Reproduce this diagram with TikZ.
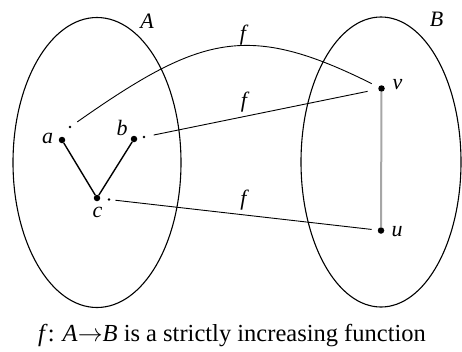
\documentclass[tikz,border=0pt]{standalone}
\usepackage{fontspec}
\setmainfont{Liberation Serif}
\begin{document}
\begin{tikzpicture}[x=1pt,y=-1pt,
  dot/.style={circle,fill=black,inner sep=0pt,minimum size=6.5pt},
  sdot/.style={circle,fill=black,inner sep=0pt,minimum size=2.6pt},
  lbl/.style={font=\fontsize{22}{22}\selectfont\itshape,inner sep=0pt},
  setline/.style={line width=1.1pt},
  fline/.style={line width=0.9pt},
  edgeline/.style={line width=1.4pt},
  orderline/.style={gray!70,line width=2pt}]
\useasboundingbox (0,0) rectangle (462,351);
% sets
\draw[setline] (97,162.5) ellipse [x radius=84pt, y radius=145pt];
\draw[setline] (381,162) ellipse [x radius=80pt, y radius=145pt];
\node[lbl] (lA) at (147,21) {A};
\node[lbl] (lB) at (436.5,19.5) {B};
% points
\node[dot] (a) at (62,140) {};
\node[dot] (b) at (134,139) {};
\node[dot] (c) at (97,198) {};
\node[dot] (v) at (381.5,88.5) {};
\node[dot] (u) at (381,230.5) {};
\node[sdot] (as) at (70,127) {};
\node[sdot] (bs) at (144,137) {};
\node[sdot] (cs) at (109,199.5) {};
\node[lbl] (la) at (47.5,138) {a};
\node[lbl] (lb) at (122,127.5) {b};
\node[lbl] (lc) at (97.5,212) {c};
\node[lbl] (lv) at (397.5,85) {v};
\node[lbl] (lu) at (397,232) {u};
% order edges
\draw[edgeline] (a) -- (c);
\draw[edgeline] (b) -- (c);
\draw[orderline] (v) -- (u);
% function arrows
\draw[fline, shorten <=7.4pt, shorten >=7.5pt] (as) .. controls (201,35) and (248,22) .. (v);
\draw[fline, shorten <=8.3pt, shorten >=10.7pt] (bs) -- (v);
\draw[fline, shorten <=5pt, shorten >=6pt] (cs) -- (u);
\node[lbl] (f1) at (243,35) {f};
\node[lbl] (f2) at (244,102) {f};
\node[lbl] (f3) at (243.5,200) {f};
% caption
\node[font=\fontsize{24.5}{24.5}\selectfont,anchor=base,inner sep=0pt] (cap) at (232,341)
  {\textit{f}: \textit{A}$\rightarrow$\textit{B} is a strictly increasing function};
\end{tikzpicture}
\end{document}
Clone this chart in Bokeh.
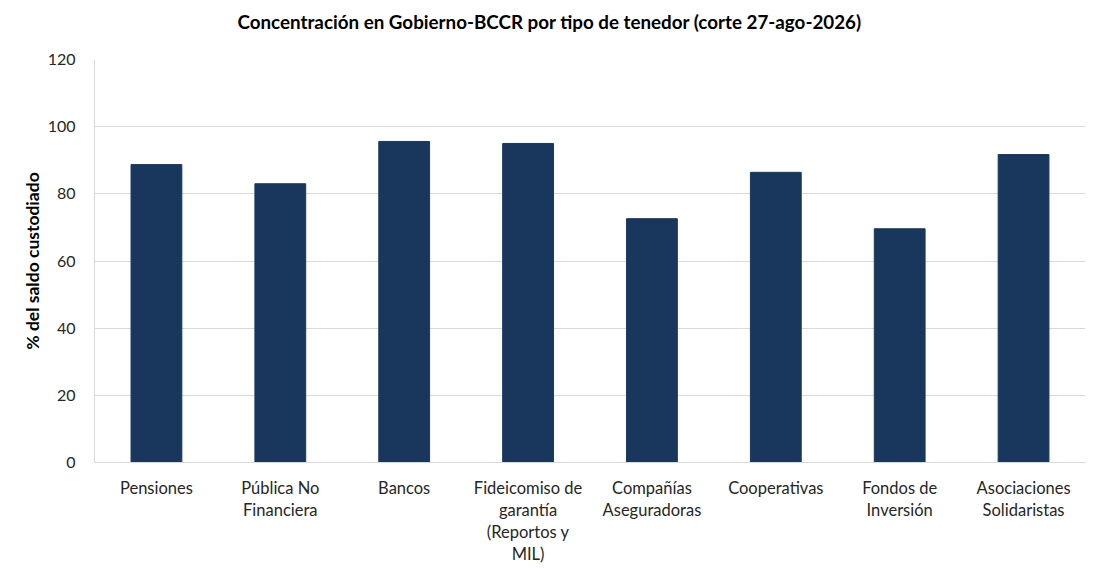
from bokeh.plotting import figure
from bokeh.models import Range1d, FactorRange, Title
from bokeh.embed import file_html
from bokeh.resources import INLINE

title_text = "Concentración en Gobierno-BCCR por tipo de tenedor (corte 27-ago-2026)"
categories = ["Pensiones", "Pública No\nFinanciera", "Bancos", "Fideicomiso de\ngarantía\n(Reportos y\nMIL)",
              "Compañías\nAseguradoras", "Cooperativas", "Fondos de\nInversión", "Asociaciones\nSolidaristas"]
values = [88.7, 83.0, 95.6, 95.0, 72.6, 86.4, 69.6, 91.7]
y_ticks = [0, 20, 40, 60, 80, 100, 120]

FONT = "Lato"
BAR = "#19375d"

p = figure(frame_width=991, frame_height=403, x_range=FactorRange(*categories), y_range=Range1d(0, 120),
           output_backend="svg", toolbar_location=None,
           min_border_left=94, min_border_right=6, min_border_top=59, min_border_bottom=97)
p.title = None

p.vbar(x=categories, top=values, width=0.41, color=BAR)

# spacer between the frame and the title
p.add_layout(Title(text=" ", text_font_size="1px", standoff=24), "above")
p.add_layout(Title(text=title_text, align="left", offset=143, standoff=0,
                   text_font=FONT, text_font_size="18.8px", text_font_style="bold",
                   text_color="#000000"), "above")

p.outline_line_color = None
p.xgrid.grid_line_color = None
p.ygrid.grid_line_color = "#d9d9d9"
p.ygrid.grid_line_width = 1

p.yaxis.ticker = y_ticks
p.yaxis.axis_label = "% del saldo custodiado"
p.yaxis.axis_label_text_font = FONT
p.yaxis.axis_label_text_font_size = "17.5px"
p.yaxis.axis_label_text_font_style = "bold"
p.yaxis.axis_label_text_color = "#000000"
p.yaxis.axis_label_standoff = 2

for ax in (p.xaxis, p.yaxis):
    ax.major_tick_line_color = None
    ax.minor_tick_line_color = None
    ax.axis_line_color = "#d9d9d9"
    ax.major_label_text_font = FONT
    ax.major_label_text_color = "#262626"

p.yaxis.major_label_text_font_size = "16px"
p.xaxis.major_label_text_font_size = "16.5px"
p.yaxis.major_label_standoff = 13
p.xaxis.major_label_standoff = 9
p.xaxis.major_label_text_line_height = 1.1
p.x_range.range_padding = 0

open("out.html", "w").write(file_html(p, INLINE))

==============================

▶ _What is expected_
Write out the listing above exactly as it stands, pictures excluded.

▶ _Output_
Reproduce this diagram with TikZ.
\documentclass[tikz,border=0pt]{standalone}
\usepackage{fontspec}
\setmainfont{Liberation Serif}
\begin{document}
\begin{tikzpicture}[x=1pt,y=-1pt,
  dot/.style={circle,fill=black,inner sep=0pt,minimum size=6.5pt},
  sdot/.style={circle,fill=black,inner sep=0pt,minimum size=2.6pt},
  lbl/.style={font=\fontsize{22}{22}\selectfont\itshape,inner sep=0pt},
  setline/.style={line width=1.1pt},
  fline/.style={line width=0.9pt},
  edgeline/.style={line width=1.4pt},
  orderline/.style={gray!70,line width=2pt}]
\useasboundingbox (0,0) rectangle (462,351);
% sets
\draw[setline] (97,162.5) ellipse [x radius=84pt, y radius=145pt];
\draw[setline] (381,162) ellipse [x radius=80pt, y radius=145pt];
\node[lbl] (lA) at (147,21) {A};
\node[lbl] (lB) at (436.5,19.5) {B};
% points
\node[dot] (a) at (62,140) {};
\node[dot] (b) at (134,139) {};
\node[dot] (c) at (97,198) {};
\node[dot] (v) at (381.5,88.5) {};
\node[dot] (u) at (381,230.5) {};
\node[sdot] (as) at (70,127) {};
\node[sdot] (bs) at (144,137) {};
\node[sdot] (cs) at (109,199.5) {};
\node[lbl] (la) at (47.5,138) {a};
\node[lbl] (lb) at (122,127.5) {b};
\node[lbl] (lc) at (97.5,212) {c};
\node[lbl] (lv) at (397.5,85) {v};
\node[lbl] (lu) at (397,232) {u};
% order edges
\draw[edgeline] (a) -- (c);
\draw[edgeline] (b) -- (c);
\draw[orderline] (v) -- (u);
% function arrows
\draw[fline, shorten <=7.4pt, shorten >=7.5pt] (as) .. controls (201,35) and (248,22) .. (v);
\draw[fline, shorten <=8.3pt, shorten >=10.7pt] (bs) -- (v);
\draw[fline, shorten <=5pt, shorten >=6pt] (cs) -- (u);
\node[lbl] (f1) at (243,35) {f};
\node[lbl] (f2) at (244,102) {f};
\node[lbl] (f3) at (243.5,200) {f};
% caption
\node[font=\fontsize{24.5}{24.5}\selectfont,anchor=base,inner sep=0pt] (cap) at (232,341)
  {\textit{f}: \textit{A}$\rightarrow$\textit{B} is a strictly increasing function};
\end{tikzpicture}
\end{document}
Clone this chart in Bokeh.
from bokeh.plotting import figure
from bokeh.models import Range1d, FactorRange, Title
from bokeh.embed import file_html
from bokeh.resources import INLINE

title_text = "Concentración en Gobierno-BCCR por tipo de tenedor (corte 27-ago-2026)"
categories = ["Pensiones", "Pública No\nFinanciera", "Bancos", "Fideicomiso de\ngarantía\n(Reportos y\nMIL)",
              "Compañías\nAseguradoras", "Cooperativas", "Fondos de\nInversión", "Asociaciones\nSolidaristas"]
values = [88.7, 83.0, 95.6, 95.0, 72.6, 86.4, 69.6, 91.7]
y_ticks = [0, 20, 40, 60, 80, 100, 120]

FONT = "Lato"
BAR = "#19375d"

p = figure(frame_width=991, frame_height=403, x_range=FactorRange(*categories), y_range=Range1d(0, 120),
           output_backend="svg", toolbar_location=None,
           min_border_left=94, min_border_right=6, min_border_top=59, min_border_bottom=97)
p.title = None

p.vbar(x=categories, top=values, width=0.41, color=BAR)

# spacer between the frame and the title
p.add_layout(Title(text=" ", text_font_size="1px", standoff=24), "above")
p.add_layout(Title(text=title_text, align="left", offset=143, standoff=0,
                   text_font=FONT, text_font_size="18.8px", text_font_style="bold",
                   text_color="#000000"), "above")

p.outline_line_color = None
p.xgrid.grid_line_color = None
p.ygrid.grid_line_color = "#d9d9d9"
p.ygrid.grid_line_width = 1

p.yaxis.ticker = y_ticks
p.yaxis.axis_label = "% del saldo custodiado"
p.yaxis.axis_label_text_font = FONT
p.yaxis.axis_label_text_font_size = "17.5px"
p.yaxis.axis_label_text_font_style = "bold"
p.yaxis.axis_label_text_color = "#000000"
p.yaxis.axis_label_standoff = 2

for ax in (p.xaxis, p.yaxis):
    ax.major_tick_line_color = None
    ax.minor_tick_line_color = None
    ax.axis_line_color = "#d9d9d9"
    ax.major_label_text_font = FONT
    ax.major_label_text_color = "#262626"

p.yaxis.major_label_text_font_size = "16px"
p.xaxis.major_label_text_font_size = "16.5px"
p.yaxis.major_label_standoff = 13
p.xaxis.major_label_standoff = 9
p.xaxis.major_label_text_line_height = 1.1
p.x_range.range_padding = 0

open("out.html", "w").write(file_html(p, INLINE))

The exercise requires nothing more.